Second cohort of RTG Self started › view all

21.03.2023

Eight Regular PhD and two Affiliated PhD Fellows started their work at BIGSSS


In March, BIGSSS welcomed eight Regular PhD Fellows within the Research Training Group Self and two Affiliated PhD Fellows. For the next years they will profit from BIGSSS’ structured PhD education and a close supervision of our faculty. At the beginning of the program, the new fellows were guided by our O-week into PhD and everyday life at BIGSSS with various in-person, introductory workshops.

NewPhDcohort03/2023(From left to right: Alice Cimenti, Daouyuan Ji, Aya Alwais, Mastewal Bitew, Sophia Landzettel, Kabir Gosh, Borbala Gescovics) 

Alice Cimenti, Aya Alwais, Borbala Greskovics, Hayl, Al-Salehi, Kabir Gosh, Mastewal Bitew, Rida Bano and Sophia Landzettel will pursue their individual research projects DFG funded Research Training Group (RTG) “Social Dynamics of the Self” (Self). The RTG SELF focuses on investigating the interactions between individuals and their social environment, providing a platform for early-career researchers from various social science disciplines to study the self’s embeddedness in diverse social systems, ranging in complexity and dynamically changing over time. Within this framework the new fellows will pursue their research projects:

  • Alice will work on identity formation of immigrant teenage girls,
  • Aya will do research on intergenerational cultural and ethnic identity development among Syrian Refugees and Syrian-Germans,
  • Borbala plans investigate the effects of socio-cultural differences and work-life balance on fertility,
  • Hayl is interested in the impact of self-efficacy on the perception of stress among Migrants,
  • Kabir’s PhD project is on conflicts in changing honor codes,
  • Mastewal will focus on integration of migrant and identify claiming,
  • Rida’s dissertation will be on honor cultures and subjective wellbeing of migrants, and
  • Sophia is interested in the relation of individualization in modern welfare states and social morality.

Nelson Sindze Wembe and Daoyuan Ji started their PhDs at BIGSSS as Affiliated Fellows. Nelson is a doctoral candidate in the interdisciplinary and collaborative research platform “Worlds of Contraction” where he is supervised among other by BIGSSS faculty member Martin Nonhoff. His Phd project on “Longing and belonging in Black African diasporic literatures” fits well with research done in the RTG Self. Daouyuan is a research associate of BIGSSS faculty member Tobias ten Brink at Constructor University. His PhD projects on social policy dynamics and inequality in large emerging economies speaks well to various research project of the CRC1342 "Global Dynamics of Social Policy" at University of Bremen which is closely connected with BIGSSS.
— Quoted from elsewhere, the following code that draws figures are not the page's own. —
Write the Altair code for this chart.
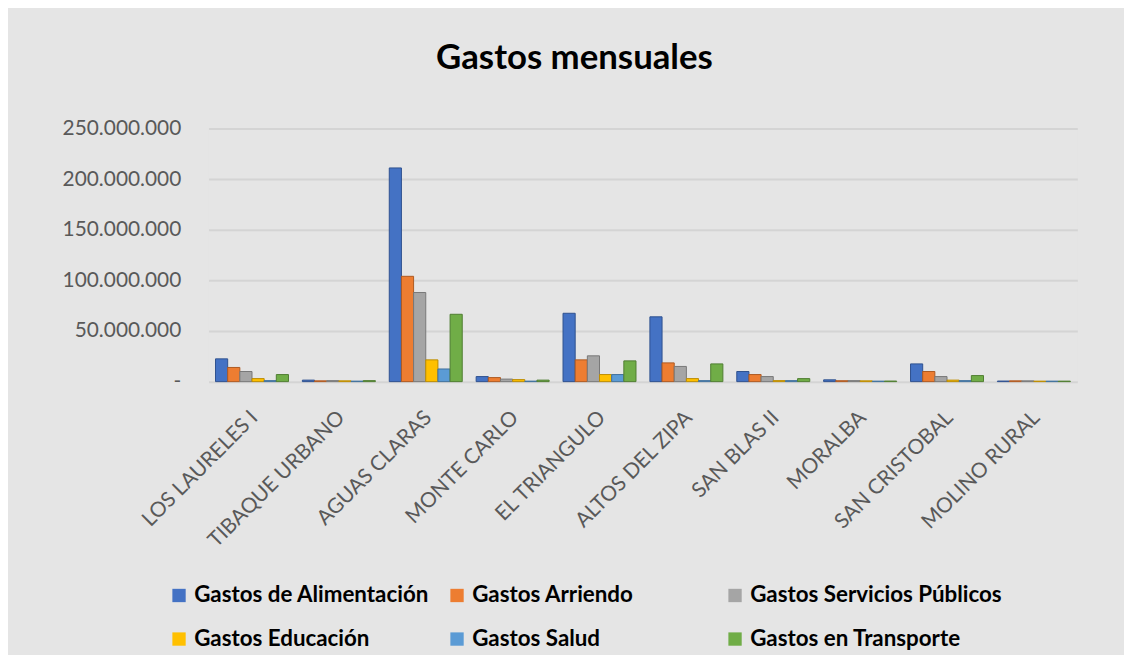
import altair as alt
import pandas as pd

categories = ["LOS LAURELES I", "TIBAQUE URBANO", "AGUAS CLARAS", "MONTE CARLO",
              "EL TRIANGULO", "ALTOS DEL ZIPA", "SAN BLAS II", "MORALBA",
              "SAN CRISTOBAL", "MOLINO RURAL"]
series = ["Gastos de Alimentación", "Gastos Arriendo", "Gastos Servicios Públicos",
          "Gastos Educación", "Gastos Salud", "Gastos en Transporte"]
colors = ["#4472c4", "#ed7d31", "#a5a5a5", "#ffc000", "#5b9bd5", "#70ad47"]
edge_colors = ["#2f528f", "#ae5a21", "#787878", "#bc8c00", "#41719c", "#507e32"]

alimentacion = [22500000, 1500000, 211000000, 5000000, 67500000, 64000000, 10000000, 1800000, 17500000, 600000]
arriendo = [14000000, 800000, 104000000, 4000000, 21500000, 18500000, 7000000, 900000, 10000000, 800000]
servicios = [10000000, 1000000, 88000000, 2500000, 25500000, 15000000, 5000000, 1000000, 5000000, 800000]
educacion = [3000000, 800000, 21500000, 2000000, 7000000, 3000000, 1000000, 800000, 1500000, 500000]
salud = [1000000, 500000, 12500000, 500000, 7000000, 1000000, 1000000, 500000, 1000000, 500000]
transporte = [7000000, 1000000, 66500000, 1500000, 20500000, 17500000, 3000000, 600000, 6000000, 500000]

y_ticks = [0, 50000000, 100000000, 150000000, 200000000, 250000000]

values = [alimentacion, arriendo, servicios, educacion, salud, transporte]
rows = []
for s, vals in zip(series, values):
    for c, v in zip(categories, vals):
        rows.append({"Barrio": c, "Serie": s, "Valor": v})
df = pd.DataFrame(rows)

FONT = "Lato"

bars = alt.Chart(df).mark_bar(strokeWidth=1).encode(
    x=alt.X("Barrio:N", sort=categories,
            scale=alt.Scale(paddingInner=0.16, paddingOuter=0.08),
            axis=alt.Axis(title=None, labelAngle=-45, labelFontSize=21,
                          labelColor="#595959", labelFont=FONT, ticks=False,
                          domain=False, labelPadding=25, labelOffset=-5, labelLimit=300)),
    xOffset=alt.XOffset("Serie:N", sort=series, scale=alt.Scale(paddingInner=0.0)),
    y=alt.Y("Valor:Q", scale=alt.Scale(domain=[0, 250000000], nice=False),
            axis=alt.Axis(title=None, values=y_ticks, labelFontSize=21,
                          labelColor="#595959", labelFont=FONT, ticks=False,
                          domain=False, labelPadding=28, gridColor="#d4d4d4",
                          gridWidth=2,
                          labelExpr="datum.value == 0 ? '-' : replace(format(datum.value, ','), /,/g, '.')")),
    color=alt.Color("Serie:N", sort=series,
                    scale=alt.Scale(domain=series, range=colors),
                    legend=alt.Legend(title=None, orient="none", legendX=-41, legendY=459,
                                      direction="horizontal", columns=3, gridAlign="all",
                                      symbolType="square", symbolSize=180,
                                      symbolStrokeWidth=0, labelFontSize=22.5,
                                      labelFontWeight="bold", labelColor="#000000",
                                      labelFont=FONT, columnPadding=0, rowPadding=21,
                                      labelLimit=400, symbolOffset=0)),
    stroke=alt.Color("Serie:N", sort=series,
                     scale=alt.Scale(domain=series, range=edge_colors),
                     legend=None),
)

chart = bars.properties(
    width=875,
    height=255,
    padding={"left": 202, "top": 119, "right": 47, "bottom": 273},
    autosize=alt.AutoSizeParams(type="none"),
    background="#e5e5e5",
    title=alt.TitleParams("Gastos mensuales", fontSize=35, font=FONT, fontWeight="bold",
                          color="#000000", anchor="middle", frame="group", dx=-69, offset=42),
).configure_view(stroke=None, fill="#e5e5e5")

chart.save("out.html", embed_options={"renderer": "svg", "actions": False})
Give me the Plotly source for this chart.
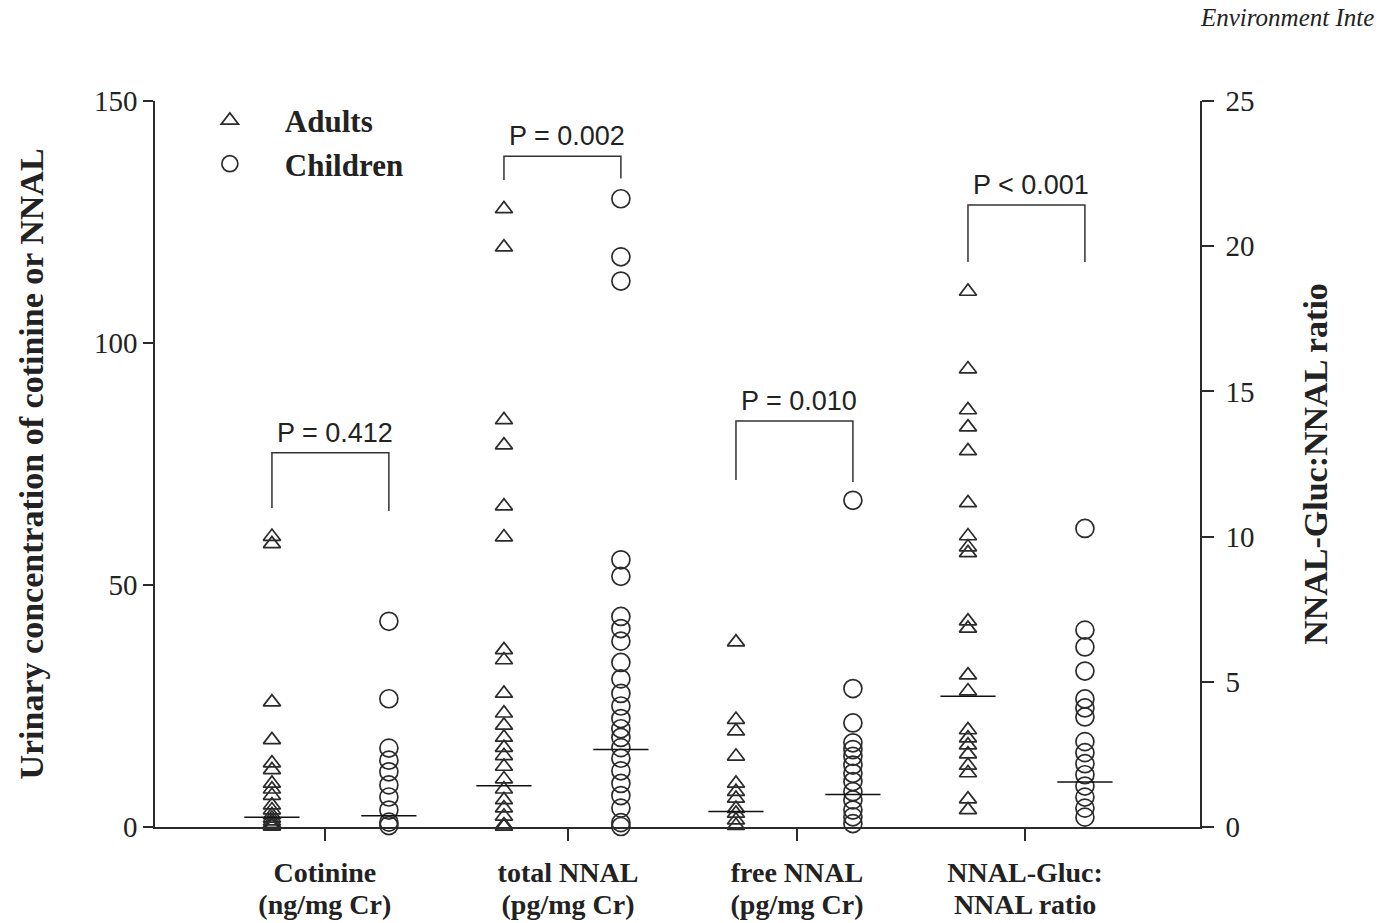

The cohort is one of the most diverse cohorts ever at BIGSSS with ten fellows from ten different countries (Syria, Yemen, Pakistan, India, China, Ethiopia, Cameroon, Italy, Hungary, and Germany). 50 percent of the new fellows are female.  

We are curious to see how the projects of our new PhD Fellows will develop and are very much looking forward to next autumn's proposal defenses.